退一步讲,即便双方有类似约定,该约定也因违反法律强制性规定而无效。因为,《社会保险法》明确规定为劳动者缴纳社会保险是用人单位的法定义务,用人单位不能通过任何形式逃避该义务。
其二,公司为张程路投保商业医疗保险,该保险的受益人为张程路,其有权取得该笔医疗保险的费用,而不是公司所说该笔费用属于公司。同时,公司为张程路交纳的医疗费也应使用这些钱来折抵。
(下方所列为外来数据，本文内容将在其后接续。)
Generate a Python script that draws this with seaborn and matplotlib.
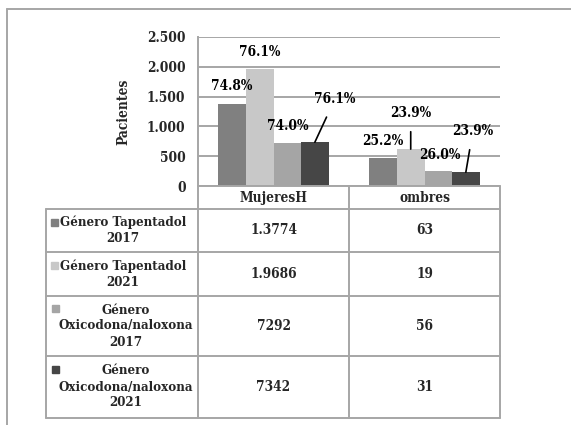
import matplotlib
matplotlib.use("Agg")
import matplotlib.pyplot as plt
from matplotlib.lines import Line2D
from matplotlib.patches import Rectangle
import matplotlib.ticker as mticker
import seaborn as sns
import pandas as pd

# ---------------- data ----------------
categories = ["MujeresH", "ombres"]
series = ["Género Tapentadol 2017", "Género Tapentadol 2021",
          "Género Oxicodona/naloxona 2017", "Género Oxicodona/naloxona 2021"]
row_labels = ["Género Tapentadol\n2017", "Género Tapentadol\n2021",
              "Género\nOxicodona/naloxona\n2017", "Género\nOxicodona/naloxona\n2021"]
tap_2017 = [1377, 463]
tap_2021 = [1968, 619]
oxi_2017 = [729, 256]
oxi_2021 = [734, 231]
table_text = [["1.3774", "63"], ["1.9686", "19"], ["7292", "56"], ["7342", "31"]]
yticks = [0, 500, 1000, 1500, 2000, 2500]

values = [tap_2017, tap_2021, oxi_2017, oxi_2021]
colors = ["#808080", "#c8c8c8", "#a5a5a5", "#464646"]

rows = []
for s, vals in zip(series, values):
    for c, v in zip(categories, vals):
        rows.append({"cat": c, "serie": s, "val": v})
df = pd.DataFrame(rows)

# ---------------- figure ----------------
W, H = 571, 425
sns.set_theme(style="white")
plt.rcParams["font.family"] = ["DejaVu Serif"]
plt.rcParams["font.weight"] = "bold"
plt.rcParams["font.stretch"] = "condensed"
FS = 9.8
FS_ROW = 9.5

fig = plt.figure(figsize=(W / 100, H / 100), dpi=100)
fig.patch.set_facecolor("white")


def fx(x):
    return x / W


def fy(y):
    return 1 - y / H


ax_l, ax_r, ax_t, ax_b = 198, 500, 37, 186
ax = fig.add_axes([fx(ax_l), fy(ax_b), (ax_r - ax_l) / W, (ax_b - ax_t) / H])
sns.barplot(data=df, x="cat", y="val", hue="serie", hue_order=series,
            order=categories, palette=colors, width=0.73, saturation=1,
            legend=False, ax=ax, edgecolor="none")

ax.set_ylim(0, 2500)
ax.set_yticks(yticks)
ax.yaxis.set_major_formatter(mticker.FuncFormatter(lambda v, p: f"{int(v):,}".replace(",", ".")))
ax.tick_params(axis="y", length=0, pad=9, labelsize=FS)
for t in ax.get_yticklabels():
    t.set_fontweight("bold")
ax.set_xticks([])
ax.set_xlabel("")
ax.set_ylabel("Pacientes", fontsize=FS, fontweight="bold", labelpad=12)
ax.yaxis.grid(True, color="#a6a6a6", linewidth=1.4)
ax.set_axisbelow(True)
for sp in ["top", "right"]:
    ax.spines[sp].set_visible(False)
ax.spines["left"].set_color("#a6a6a6")
ax.spines["left"].set_linewidth(1.4)
ax.spines["bottom"].set_visible(False)

# percentage labels (offset in pixels: dx, dy, leader line)
offsets = {
    (0, 0): (0, 18, False), (1, 0): (0, 17, False), (2, 0): (0, 17, False), (3, 0): (20, 43, True),
    (0, 1): (0, 17, False), (1, 1): (0, 36, True), (2, 1): (2, 16, False), (3, 1): (7, 41, True),
}
for si, cont in enumerate(ax.containers):
    tot = values[si][0] + values[si][1]
    for ci, bar in enumerate(cont):
        pct = values[si][ci] / tot * 100
        dx, dy, lead = offsets[(si, ci)]
        x = bar.get_x() + bar.get_width() / 2
        y = bar.get_height()
        ax.annotate(f"{pct:.1f}%", xy=(x, y), xytext=(dx, dy),
                    textcoords="offset pixels", ha="center", va="center",
                    fontsize=FS, fontweight="bold", color="black",
                    annotation_clip=False,
                    arrowprops=dict(arrowstyle="-", color="black", lw=1.2,
                                    shrinkA=6, shrinkB=0) if lead else None)

# ---------------- data table ----------------
lc = "#a6a6a6"
lw = 1.4


def hline(y, x0, x1):
    fig.add_artist(Line2D([fx(x0), fx(x1)], [fy(y), fy(y)], color=lc, lw=lw))


def vline(x, y0, y1):
    fig.add_artist(Line2D([fx(x), fx(x)], [fy(y0), fy(y1)], color=lc, lw=lw))


col_x = [198, 349, 500]
row_y = [209, 252, 296, 356, 418]
hline(186, 198, 500)
for y in row_y:
    hline(y, 46, 500)
vline(46, 209, 418)
for x in col_x:
    vline(x, 186, 418)

for ci, c in enumerate(categories):
    fig.text(fx((col_x[ci] + col_x[ci + 1]) / 2), fy(198), c, ha="center", va="center",
             fontsize=FS, fontweight="bold")

label_cx = [123, 123, 126, 126]
marker_pos = [(54, 222), (54, 265), (55, 308), (55, 369)]
for ri in range(4):
    yc = (row_y[ri] + row_y[ri + 1]) / 2
    fig.text(fx(label_cx[ri]), fy(yc), row_labels[ri], ha="center", va="center",
             fontsize=FS_ROW, fontweight="bold", linespacing=1.3)
    mx, my = marker_pos[ri]
    fig.add_artist(Rectangle((fx(mx - 3.5), fy(my + 3.5)), 7 / W, 7 / H,
                             transform=fig.transFigure, color=colors[ri]))
    for ci in range(2):
        fig.text(fx((col_x[ci] + col_x[ci + 1]) / 2), fy(yc), table_text[ri][ci],
                 ha="center", va="center", fontsize=FS, fontweight="bold")

# outer chart frame
fig.add_artist(Line2D([fx(7), fx(571)], [fy(9), fy(9)], color=lc, lw=1.4))
fig.add_artist(Line2D([fx(7), fx(7)], [fy(9), fy(425)], color=lc, lw=1.4))

fig.savefig("out.png", dpi=100)
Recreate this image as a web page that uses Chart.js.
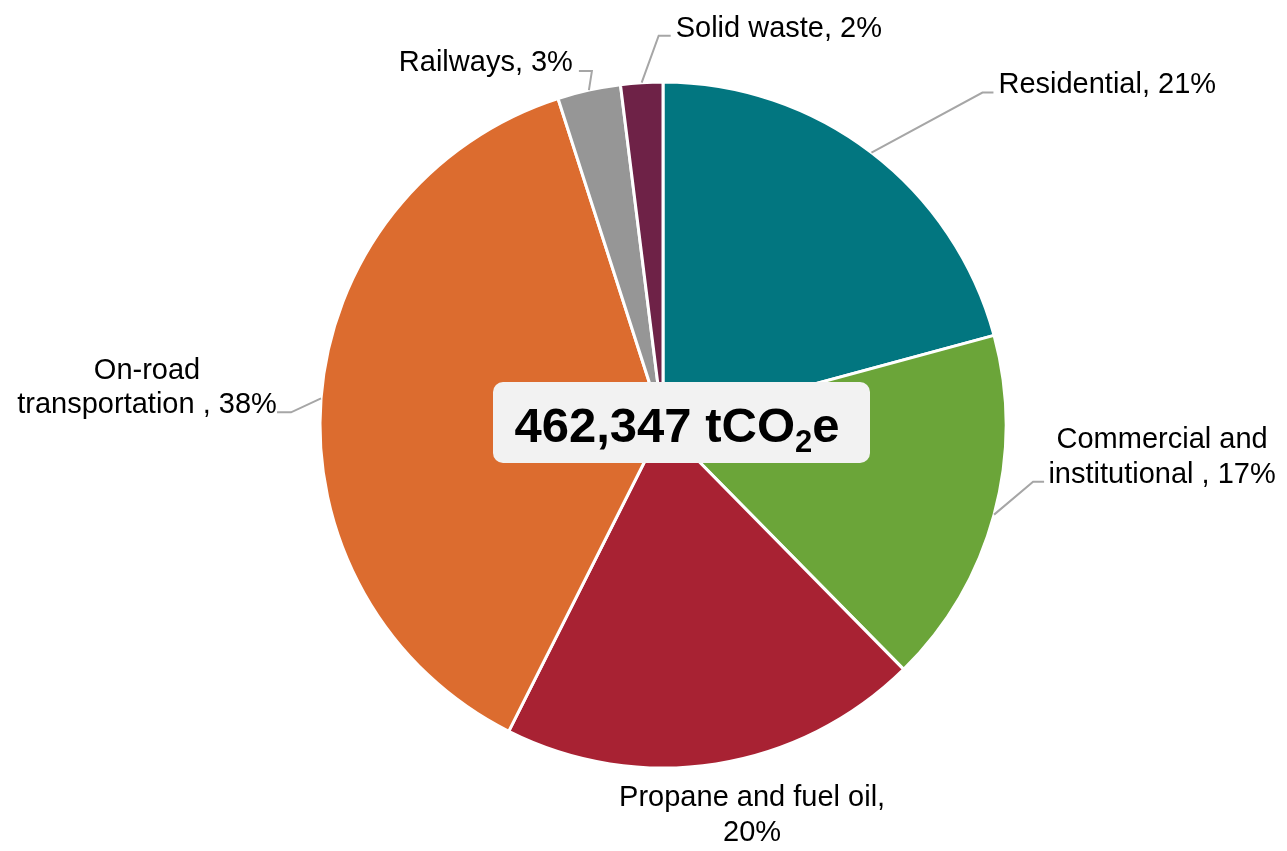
<!DOCTYPE html>
<html lang="en">
<head>
<meta charset="UTF-8">
<title>Emissions by sector</title>
<script src="https://cdn.jsdelivr.net/npm/chart.js"></script>
<style>
    body {
        margin: 0;
        background: #fff;
    }
    #wrap {
        width: 1287px;
        height: 851px;
        position: relative;
    }
</style>
</head>
<body>
<div id="wrap"><canvas id="sectorPie"></canvas></div>

<script>
    // sector shares (%), clockwise from 12 o'clock
    const sectors = ['Residential', 'Commercial and institutional ', 'Propane and fuel oil', 'On-road transportation ', 'Railways', 'Solid waste'];
    const shares = [21, 17, 20, 38, 3, 2];
    const colors = ['#027680', '#6ba539', '#a82233', '#dc6c2f', '#969696', '#6e2247'];
    const totalParts = ['462,347 tCO', '2', 'e'];

    // where each label sits relative to the edge of its slice
    const labelLayout = [
        { elbow: [111, -60], tail: 11, text: [5, 0], align: 'left' },
        { elbow: [39, -33], tail: 11, text: [118, 1], align: 'center', maxWidth: 240 },
        { elbow: null, text: [36, 77], align: 'center', maxWidth: 270 },
        { elbow: [-30, 14], tail: -14, text: [-130, 1], align: 'center', maxWidth: 265 },
        { elbow: [3, -19], tail: -13, text: [-6, 0], align: 'right' },
        { elbow: [17, -47], tail: 12, text: [5, 1], align: 'left' }
    ];

    const FONT = '"Liberation Sans", Arial, sans-serif';

    function wrapText(ctx, text, maxWidth) {
        const words = text.split(' ');
        const lines = [];
        let line = '';
        words.forEach(w => {
            const test = line ? line + ' ' + w : w;
            if (line && ctx.measureText(test).width > maxWidth) {
                lines.push(line);
                line = w;
            } else {
                line = test;
            }
        });
        if (line) lines.push(line);
        return lines;
    }

    const sliceLabels = {
        id: 'sliceLabels',
        afterDraw(chart) {
            const ctx = chart.ctx;
            const meta = chart.getDatasetMeta(0);
            ctx.save();
            ctx.font = '29px ' + FONT;
            ctx.fillStyle = '#000';
            ctx.strokeStyle = '#a6a6a6';
            ctx.lineWidth = 2;
            ctx.textBaseline = 'alphabetic';

            meta.data.forEach((arc, i) => {
                const p = arc.getProps(['x', 'y', 'startAngle', 'endAngle', 'outerRadius'], true);
                const mid = (p.startAngle + p.endAngle) / 2;
                const ax = p.x + Math.cos(mid) * p.outerRadius;
                const ay = p.y + Math.sin(mid) * p.outerRadius;
                const cfg = labelLayout[i];
                let tx = ax, ty = ay;
                if (cfg.elbow) {
                    const ex = ax + cfg.elbow[0], ey = ay + cfg.elbow[1];
                    tx = ex + cfg.tail;
                    ty = ey;
                    ctx.beginPath();
                    ctx.moveTo(ax, ay);
                    ctx.lineTo(ex, ey);
                    ctx.lineTo(tx, ty);
                    ctx.stroke();
                }
                const lines = wrapText(ctx, sectors[i] + ', ' + shares[i] + '%', cfg.maxWidth || Infinity);
                ctx.textAlign = cfg.align;
                const x = tx + cfg.text[0];
                const yLast = ty + cfg.text[1];
                lines.forEach((l, k) => {
                    ctx.fillText(l, x, yLast - (lines.length - 1 - k) * 34.5);
                });
            });

            // total in the middle
            const cx = meta.data[0].x, cy = meta.data[0].y;
            const bw = 377, bh = 81;
            const bx = cx + 18.5 - bw / 2, by = cy - 2.5 - bh / 2;
            ctx.fillStyle = '#f2f2f2';
            ctx.beginPath();
            ctx.roundRect(bx, by, bw, bh, 10);
            ctx.fill();

            const big = 'bold 49px ' + FONT, small = 'bold 31px ' + FONT;
            ctx.font = big;
            const w1 = ctx.measureText(totalParts[0]).width;
            const w3 = ctx.measureText(totalParts[2]).width;
            ctx.font = small;
            const w2 = ctx.measureText(totalParts[1]).width;
            let x = cx + 14 - (w1 + w2 + w3) / 2;
            const base = cy + 17;
            ctx.textAlign = 'left';
            ctx.fillStyle = '#000';
            ctx.font = big;
            ctx.fillText(totalParts[0], x, base);
            x += w1;
            ctx.font = small;
            ctx.fillText(totalParts[1], x, base + 10);
            x += w2;
            ctx.font = big;
            ctx.fillText(totalParts[2], x, base);
            ctx.restore();
        }
    };

    new Chart(document.getElementById('sectorPie'), {
        type: 'pie',
        data: {
            labels: sectors,
            datasets: [{
                data: shares,
                backgroundColor: colors,
                borderColor: '#fff',
                borderWidth: 3,
                hoverOffset: 0
            }]
        },
        options: {
            responsive: true,
            maintainAspectRatio: false,
            animation: false,
            radius: 343,
            events: [],
            layout: { padding: { left: 39, bottom: 1 } },
            plugins: {
                legend: { display: false },
                tooltip: { enabled: false }
            }
        },
        plugins: [sliceLabels]
    });
</script>
</body>
</html>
其三,张程路已于2014年9月8日向公司发出了辞职信,公司已签收,双方劳动关系已经解除,故公司应该支付工伤保险的相关待遇。
其四,也是争议的焦点。公司提出的所谓的张程路的劳动能力鉴定时机不恰当,这是一种强词夺理的说法。从工伤认定到劳动能力鉴定,公司都有权力和机会提出异议,申请复议或提起诉讼,但公司没有这样做,其原因是该公司一直躲着员工不见面、拒收相关材料造成的,其因此错失机会是咎由自取。
换句话说,即使公司没有失去这些机会,其也没有胜诉的把握。因为,张程路的工伤认定和劳动能力鉴定符合法定程序,《工伤保险条例》明确规定:劳动能力鉴定在伤情相对稳定时可以进行,公司若对鉴定委员会作出的鉴定结论不服,可以在收到该鉴定结论之日起15日内向省、自治区、直辖市劳动能力鉴定委员会提出再次鉴定申请。既然公司没有提出再次鉴定的申请,就应该推定其认可了劳动能力鉴定委员会的鉴定结论。
综上,仲裁委于今年2月作出裁决支持张程路的仲裁请求,由公司向其支付一次性伤残补助金、一次性工伤医疗补助金、一次性伤残就业补助金等工伤待遇17.9万元。
公司仍不甘就此结案,一收到裁决书即向法院提起诉讼,在观点事实与仲裁阶段无任何变化的情况下,法院做出了与裁决一样的结果。公司不服一审判决提出上诉,二审法院近日终审判决驳回上诉,维持原判。